Five years after September 11, 2001, and at the end of next year less than 6% of U.S. ports will be required to have technology to detect leaked nuclear material.
The bill is "a great step forward in enhancing port security," said Jim McKenna, president and CEO of the Pacific Maritime Association, which represents 75 shipping companies doing business on the West Coast.

He said port security must rely on new technology, and the law authorizes the development of high-tech inspection equipment so customs agents can check cargo containers without having to open them. Pilot programs would be established at three foreign ports to test the technology.

"You need to stop it from ever getting on a ship, from ever getting into the country," McKenna said.

The Port of Los Angeles already scans some containers for radiation and has a pilot program for worker identification and background checks, spokeswoman Theresa Adams Lopez said.

Coast Guard and other agents also board cruise ships and some cargo vessels for inspection before they arrive in port.

"Definitely it's something we're happy about," she said of the new law.

The adjoining ports of Los Angeles and Long Beach are the fifth busiest port complex in the world, handling more than 43 percent of the nation's cargo containers - about 14.3 million each year.

Arif Ghouse, security director for the Port of Seattle, said the port would be able to detect radiation leakage from any container, as required under the law, by December.

"We've been waiting for this for quite a while, so it's nice to see it's gone through," Ghouse said of the act.

The Port of Oakland plans to apply for the federal grant money to invest in new screening technology.

And that's just one of the many outs.

It's not any of the hundreds of billions of tax-payer dollars that Bush has either spent or borrowed, that Americans thought was going to secure the nation against terror attacks. The bill authorizes distribution of half of the money that's been spent since 9/11/01 on port security, to fund upgrades. If there is no grant money a port isn't required to install this "new technology."

And like all other legislation that Bush has signed in the last six years, it's politically driven. It's just a piece of paper, signed right before an election, like past legislation that he ignores, fails to fund, or refuses to implement.

This bill came out of the fiasco that was the Dubai Ports International sale, which still isn't a dead deal. The emphasis and focus of the legislation, what needs "beefing up" in our ports is (according to the Republican mind), Americans' xenophobia in this post-9/11 world: How do we keep Americans terrified and terrorized while selling them on foreign ownership of American property and businesses? How do we placate Americans' fears about terrorism while keeping them buying, keeping commerce going?
According to a Rand Corp. study released in August, a nuclear explosion at the Port of Long Beach could kill 60,000 people immediately, expose 150,000 more to hazardous radiation and cause 10 times more economic loss than the Sept. 11, 2001, terrorist attacks.

That's the real driving force behind all of this sudden action.
Meanwhile, there were hints of the economic damage an attack could cause in the 2002 dockworker lockout, Lopez said.

The 10-day action shut down 29 ports from San Diego to Seattle and cost the nation's fragile economy up to $2 billion a day.

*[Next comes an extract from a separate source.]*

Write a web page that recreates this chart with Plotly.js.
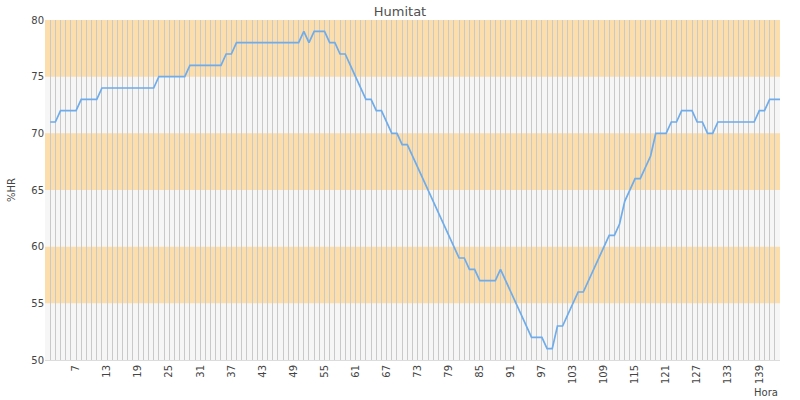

Yeah. Now the part of the legislation that relates to "worker identification and background checks" will be implemented post haste, no doubt utilizing one of the several secret and illegal NSA domestic surveillance programs to identify 'trouble-makers'. Watch and see how it all comes together, these domestic surveillance programs and the Patriot Act, to destroy the Longshoremen's unions.
Congress approved the bill two weeks ago before lawmakers left to campaign for the Nov. 7 midterm elections in which national security, the war in Iraq and terrorism are major issues. Democrats favored the bill, but said it failed to address rail and mass transit, other areas considered highly vulnerable to terrorists.

The bill fails to address chemical plant and nuclear power plant security, or any power plant security for that matter. Or the security of dams, or water or food supplies. Or mass transportation, such as railways, subways, bridges, highways, roads.